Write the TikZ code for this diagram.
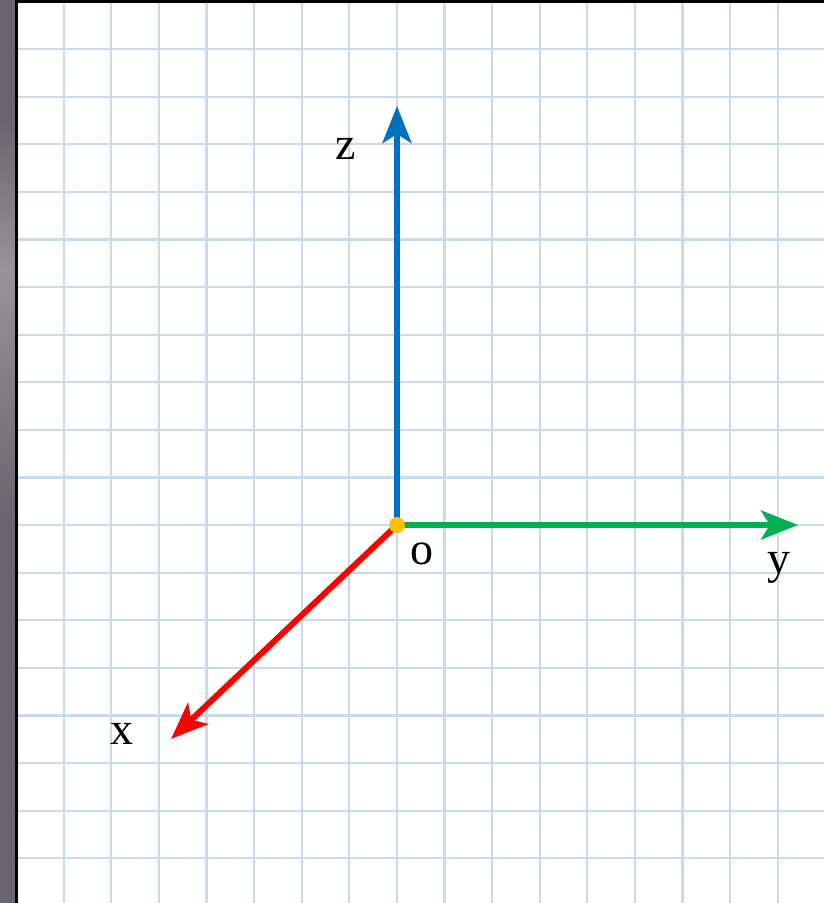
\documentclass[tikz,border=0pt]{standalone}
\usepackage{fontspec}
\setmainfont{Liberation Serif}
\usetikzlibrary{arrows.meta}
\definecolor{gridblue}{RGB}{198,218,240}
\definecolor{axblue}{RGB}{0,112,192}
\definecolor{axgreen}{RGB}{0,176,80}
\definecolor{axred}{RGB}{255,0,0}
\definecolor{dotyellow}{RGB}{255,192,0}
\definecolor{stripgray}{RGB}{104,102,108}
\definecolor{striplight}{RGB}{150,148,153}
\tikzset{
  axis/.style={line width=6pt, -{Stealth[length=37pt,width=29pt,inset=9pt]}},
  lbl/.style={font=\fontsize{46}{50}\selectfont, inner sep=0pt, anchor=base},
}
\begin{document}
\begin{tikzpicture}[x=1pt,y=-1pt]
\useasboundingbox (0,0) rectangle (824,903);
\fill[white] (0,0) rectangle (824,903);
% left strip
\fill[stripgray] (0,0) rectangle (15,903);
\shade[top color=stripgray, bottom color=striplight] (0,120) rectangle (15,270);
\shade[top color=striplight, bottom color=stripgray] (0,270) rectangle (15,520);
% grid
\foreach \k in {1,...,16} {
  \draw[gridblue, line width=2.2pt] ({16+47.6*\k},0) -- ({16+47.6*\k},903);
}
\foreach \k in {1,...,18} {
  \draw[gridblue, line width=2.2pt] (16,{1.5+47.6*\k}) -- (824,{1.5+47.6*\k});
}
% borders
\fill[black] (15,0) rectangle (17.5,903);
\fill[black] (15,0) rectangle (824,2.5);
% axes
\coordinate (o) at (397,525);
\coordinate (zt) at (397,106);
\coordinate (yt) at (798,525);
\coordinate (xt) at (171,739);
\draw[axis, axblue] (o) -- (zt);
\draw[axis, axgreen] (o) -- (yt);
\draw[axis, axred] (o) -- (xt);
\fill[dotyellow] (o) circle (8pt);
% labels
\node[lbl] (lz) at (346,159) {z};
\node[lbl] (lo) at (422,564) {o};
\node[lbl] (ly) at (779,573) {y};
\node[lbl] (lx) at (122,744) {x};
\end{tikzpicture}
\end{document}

### SHORT PROBLEM
Repeat the material above word for word, please, apart from its images.

### ANSWER TO THE EXERCISE
Write the TikZ code for this diagram.
\documentclass[tikz,border=0pt]{standalone}
\usepackage{fontspec}
\setmainfont{Liberation Serif}
\usetikzlibrary{arrows.meta}
\definecolor{gridblue}{RGB}{198,218,240}
\definecolor{axblue}{RGB}{0,112,192}
\definecolor{axgreen}{RGB}{0,176,80}
\definecolor{axred}{RGB}{255,0,0}
\definecolor{dotyellow}{RGB}{255,192,0}
\definecolor{stripgray}{RGB}{104,102,108}
\definecolor{striplight}{RGB}{150,148,153}
\tikzset{
  axis/.style={line width=6pt, -{Stealth[length=37pt,width=29pt,inset=9pt]}},
  lbl/.style={font=\fontsize{46}{50}\selectfont, inner sep=0pt, anchor=base},
}
\begin{document}
\begin{tikzpicture}[x=1pt,y=-1pt]
\useasboundingbox (0,0) rectangle (824,903);
\fill[white] (0,0) rectangle (824,903);
% left strip
\fill[stripgray] (0,0) rectangle (15,903);
\shade[top color=stripgray, bottom color=striplight] (0,120) rectangle (15,270);
\shade[top color=striplight, bottom color=stripgray] (0,270) rectangle (15,520);
% grid
\foreach \k in {1,...,16} {
  \draw[gridblue, line width=2.2pt] ({16+47.6*\k},0) -- ({16+47.6*\k},903);
}
\foreach \k in {1,...,18} {
  \draw[gridblue, line width=2.2pt] (16,{1.5+47.6*\k}) -- (824,{1.5+47.6*\k});
}
% borders
\fill[black] (15,0) rectangle (17.5,903);
\fill[black] (15,0) rectangle (824,2.5);
% axes
\coordinate (o) at (397,525);
\coordinate (zt) at (397,106);
\coordinate (yt) at (798,525);
\coordinate (xt) at (171,739);
\draw[axis, axblue] (o) -- (zt);
\draw[axis, axgreen] (o) -- (yt);
\draw[axis, axred] (o) -- (xt);
\fill[dotyellow] (o) circle (8pt);
% labels
\node[lbl] (lz) at (346,159) {z};
\node[lbl] (lo) at (422,564) {o};
\node[lbl] (ly) at (779,573) {y};
\node[lbl] (lx) at (122,744) {x};
\end{tikzpicture}
\end{document}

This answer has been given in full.